• _Exercise_
Give an exact transcription of every line, dropping the images.

• _Data section_
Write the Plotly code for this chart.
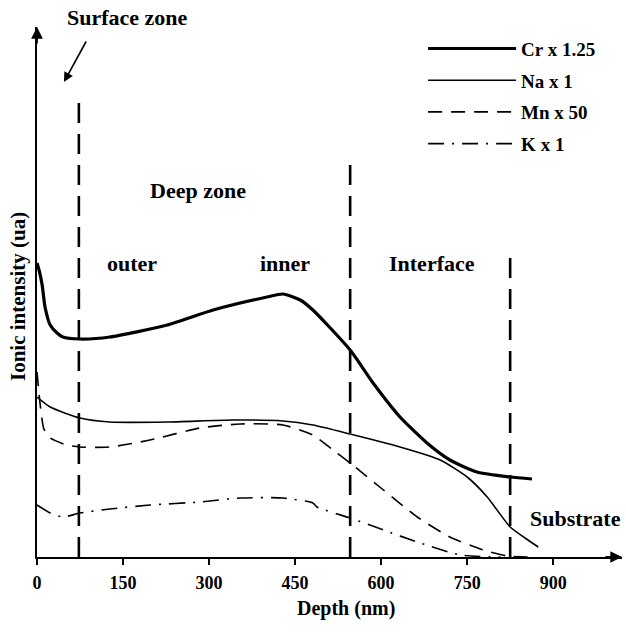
import plotly.graph_objects as go

# ---- data (depth in nm, intensity in arbitrary units) ----
cr_depth = [0, 4, 9, 14, 23, 35, 45, 75, 127, 227, 307, 401, 429, 459, 481, 546, 586, 633, 680, 720, 767, 825, 863]
cr_val   = [294, 286, 272, 250, 232, 224, 220, 218, 220, 232, 247, 260, 263, 257, 247, 207, 174, 140, 114, 97, 85, 80, 78]

na_depth = [0, 23, 75, 127, 227, 342, 429, 481, 546, 633, 703, 750, 785, 825, 851, 874]
na_val   = [160, 150, 139, 135, 135, 137, 136, 132, 123, 110, 97, 80, 60, 30, 19, 10]

mn_depth = [0, 6, 12, 23, 52, 75, 127, 197, 284, 354, 429, 481, 516, 546, 604, 663, 720, 778, 820, 860]
mn_val   = [185, 150, 128, 119, 112, 110, 110, 117, 129, 133, 132, 122, 107, 94, 67, 40, 20, 7, 1, 0]

k_depth = [0, 23, 45, 75, 127, 197, 284, 354, 429, 481, 488, 546, 604, 663, 738, 808]
k_val   = [52, 44, 40, 44, 48, 52, 55, 59, 59, 54, 50, 39, 27, 15, 2, 0]

series_names = ["Cr x 1.25", "Na x 1", "Mn x 50", "K x 1"]

x_ticks = [0, 150, 300, 450, 600, 750, 900]

# zone boundaries: depth and top of the dashed line
zone_depth = [73, 546, 825]
zone_top = [462, 395, 307]

zone_labels = ["Deep zone", "outer", "inner", "Interface", "Substrate"]
zone_label_x = [281, 166, 433, 689, 939]
zone_label_y = [367, 294, 294, 294, 39]

FONT = "Liberation Serif"

fig = go.Figure()
styles = [
    dict(width=3.2, dash="solid"),
    dict(width=1.6, dash="solid"),
    dict(width=1.6, dash="14px,9px"),
    dict(width=1.6, dash="16px,8px,2px,8px"),
]
for i, (xs, ys) in enumerate([(cr_depth, cr_val), (na_depth, na_val), (mn_depth, mn_val), (k_depth, k_val)]):
    fig.add_trace(go.Scatter(
        x=xs, y=ys, mode="lines", name=series_names[i],
        line=dict(color="black", shape="spline", smoothing=0.6, **styles[i]),
        legendgroup="g%d" % i, hoverinfo="skip",
    ))

for d, t in zip(zone_depth, zone_top):
    fig.add_trace(go.Scatter(
        x=[d, d], y=[0, t], mode="lines", showlegend=False,
        line=dict(color="black", width=2.6, dash="20px,11px"), hoverinfo="skip",
    ))

annotations = []
for txt, xx, yy in zip(zone_labels, zone_label_x, zone_label_y):
    annotations.append(dict(x=xx, y=yy, text=txt, showarrow=False,
                            font=dict(family=FONT, size=22, color="black", weight="bold")))
# Surface zone label and its arrow
annotations.append(dict(xref="paper", yref="paper", x=(127 - 37) / 585, y=(557 - 18) / 530,
                        xanchor="center", yanchor="middle", text="Surface zone", showarrow=False,
                        font=dict(family=FONT, size=22, color="black", weight="bold")))
annotations.append(dict(x=47, y=475, text="", showarrow=True, ax=23, ay=-42,
                        arrowhead=2, arrowsize=1.2, arrowwidth=1.6, arrowcolor="black"))
# axis arrows
annotations.append(dict(xref="paper", yref="paper", x=0, y=1, text="", showarrow=True,
                        ax=0, ay=18, arrowhead=2, arrowsize=1.3, arrowwidth=1.8, arrowcolor="black"))
annotations.append(dict(xref="paper", yref="paper", x=1, y=0, text="", showarrow=True,
                        ax=-18, ay=0, arrowhead=2, arrowsize=1.3, arrowwidth=1.8, arrowcolor="black"))
# axis titles
annotations.append(dict(xref="paper", yref="paper", x=(346 - 37) / 585, y=-51 / 530,
                        xanchor="center", yanchor="middle", text="Depth (nm)",
                        showarrow=False, font=dict(family=FONT, size=20, color="black", weight="bold")))
annotations.append(dict(xref="paper", yref="paper", x=-19 / 585, y=(557 - 297) / 530,
                        xanchor="center", yanchor="middle", text="Ionic intensity (ua)",
                        textangle=-90, showarrow=False,
                        font=dict(family=FONT, size=21, color="black", weight="bold")))

fig.update_layout(
    width=626, height=632,
    margin=dict(l=37, r=4, t=27, b=75),
    plot_bgcolor="white", paper_bgcolor="white",
    font=dict(family=FONT, color="black"),
    showlegend=True,
    legend=dict(x=0.66, y=0.995, xanchor="left", yanchor="top",
                bgcolor="rgba(0,0,0,0)", tracegroupgap=4, itemwidth=88,
                font=dict(family=FONT, size=19, color="black", weight="bold")),
    annotations=annotations,
    xaxis=dict(range=[0, 1020], showgrid=False, zeroline=False, showline=True,
               linecolor="black", linewidth=2, tickvals=x_ticks, ticks="outside",
               ticklen=6, tickwidth=2, tickcolor="black", ticklabelstandoff=2,
               tickfont=dict(family=FONT, size=18, color="black", weight="bold")),
    yaxis=dict(range=[0, 530], showgrid=False, zeroline=False, showline=True,
               linecolor="black", linewidth=2, showticklabels=False, ticks=""),
)

fig.write_html("out.html")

• _Task answer_
Write the Plotly code for this chart.
import plotly.graph_objects as go

# ---- data (depth in nm, intensity in arbitrary units) ----
cr_depth = [0, 4, 9, 14, 23, 35, 45, 75, 127, 227, 307, 401, 429, 459, 481, 546, 586, 633, 680, 720, 767, 825, 863]
cr_val   = [294, 286, 272, 250, 232, 224, 220, 218, 220, 232, 247, 260, 263, 257, 247, 207, 174, 140, 114, 97, 85, 80, 78]

na_depth = [0, 23, 75, 127, 227, 342, 429, 481, 546, 633, 703, 750, 785, 825, 851, 874]
na_val   = [160, 150, 139, 135, 135, 137, 136, 132, 123, 110, 97, 80, 60, 30, 19, 10]

mn_depth = [0, 6, 12, 23, 52, 75, 127, 197, 284, 354, 429, 481, 516, 546, 604, 663, 720, 778, 820, 860]
mn_val   = [185, 150, 128, 119, 112, 110, 110, 117, 129, 133, 132, 122, 107, 94, 67, 40, 20, 7, 1, 0]

k_depth = [0, 23, 45, 75, 127, 197, 284, 354, 429, 481, 488, 546, 604, 663, 738, 808]
k_val   = [52, 44, 40, 44, 48, 52, 55, 59, 59, 54, 50, 39, 27, 15, 2, 0]

series_names = ["Cr x 1.25", "Na x 1", "Mn x 50", "K x 1"]

x_ticks = [0, 150, 300, 450, 600, 750, 900]

# zone boundaries: depth and top of the dashed line
zone_depth = [73, 546, 825]
zone_top = [462, 395, 307]

zone_labels = ["Deep zone", "outer", "inner", "Interface", "Substrate"]
zone_label_x = [281, 166, 433, 689, 939]
zone_label_y = [367, 294, 294, 294, 39]

FONT = "Liberation Serif"

fig = go.Figure()
styles = [
    dict(width=3.2, dash="solid"),
    dict(width=1.6, dash="solid"),
    dict(width=1.6, dash="14px,9px"),
    dict(width=1.6, dash="16px,8px,2px,8px"),
]
for i, (xs, ys) in enumerate([(cr_depth, cr_val), (na_depth, na_val), (mn_depth, mn_val), (k_depth, k_val)]):
    fig.add_trace(go.Scatter(
        x=xs, y=ys, mode="lines", name=series_names[i],
        line=dict(color="black", shape="spline", smoothing=0.6, **styles[i]),
        legendgroup="g%d" % i, hoverinfo="skip",
    ))

for d, t in zip(zone_depth, zone_top):
    fig.add_trace(go.Scatter(
        x=[d, d], y=[0, t], mode="lines", showlegend=False,
        line=dict(color="black", width=2.6, dash="20px,11px"), hoverinfo="skip",
    ))

annotations = []
for txt, xx, yy in zip(zone_labels, zone_label_x, zone_label_y):
    annotations.append(dict(x=xx, y=yy, text=txt, showarrow=False,
                            font=dict(family=FONT, size=22, color="black", weight="bold")))
# Surface zone label and its arrow
annotations.append(dict(xref="paper", yref="paper", x=(127 - 37) / 585, y=(557 - 18) / 530,
                        xanchor="center", yanchor="middle", text="Surface zone", showarrow=False,
                        font=dict(family=FONT, size=22, color="black", weight="bold")))
annotations.append(dict(x=47, y=475, text="", showarrow=True, ax=23, ay=-42,
                        arrowhead=2, arrowsize=1.2, arrowwidth=1.6, arrowcolor="black"))
# axis arrows
annotations.append(dict(xref="paper", yref="paper", x=0, y=1, text="", showarrow=True,
                        ax=0, ay=18, arrowhead=2, arrowsize=1.3, arrowwidth=1.8, arrowcolor="black"))
annotations.append(dict(xref="paper", yref="paper", x=1, y=0, text="", showarrow=True,
                        ax=-18, ay=0, arrowhead=2, arrowsize=1.3, arrowwidth=1.8, arrowcolor="black"))
# axis titles
annotations.append(dict(xref="paper", yref="paper", x=(346 - 37) / 585, y=-51 / 530,
                        xanchor="center", yanchor="middle", text="Depth (nm)",
                        showarrow=False, font=dict(family=FONT, size=20, color="black", weight="bold")))
annotations.append(dict(xref="paper", yref="paper", x=-19 / 585, y=(557 - 297) / 530,
                        xanchor="center", yanchor="middle", text="Ionic intensity (ua)",
                        textangle=-90, showarrow=False,
                        font=dict(family=FONT, size=21, color="black", weight="bold")))

fig.update_layout(
    width=626, height=632,
    margin=dict(l=37, r=4, t=27, b=75),
    plot_bgcolor="white", paper_bgcolor="white",
    font=dict(family=FONT, color="black"),
    showlegend=True,
    legend=dict(x=0.66, y=0.995, xanchor="left", yanchor="top",
                bgcolor="rgba(0,0,0,0)", tracegroupgap=4, itemwidth=88,
                font=dict(family=FONT, size=19, color="black", weight="bold")),
    annotations=annotations,
    xaxis=dict(range=[0, 1020], showgrid=False, zeroline=False, showline=True,
               linecolor="black", linewidth=2, tickvals=x_ticks, ticks="outside",
               ticklen=6, tickwidth=2, tickcolor="black", ticklabelstandoff=2,
               tickfont=dict(family=FONT, size=18, color="black", weight="bold")),
    yaxis=dict(range=[0, 530], showgrid=False, zeroline=False, showline=True,
               linecolor="black", linewidth=2, showticklabels=False, ticks=""),
)

fig.write_html("out.html")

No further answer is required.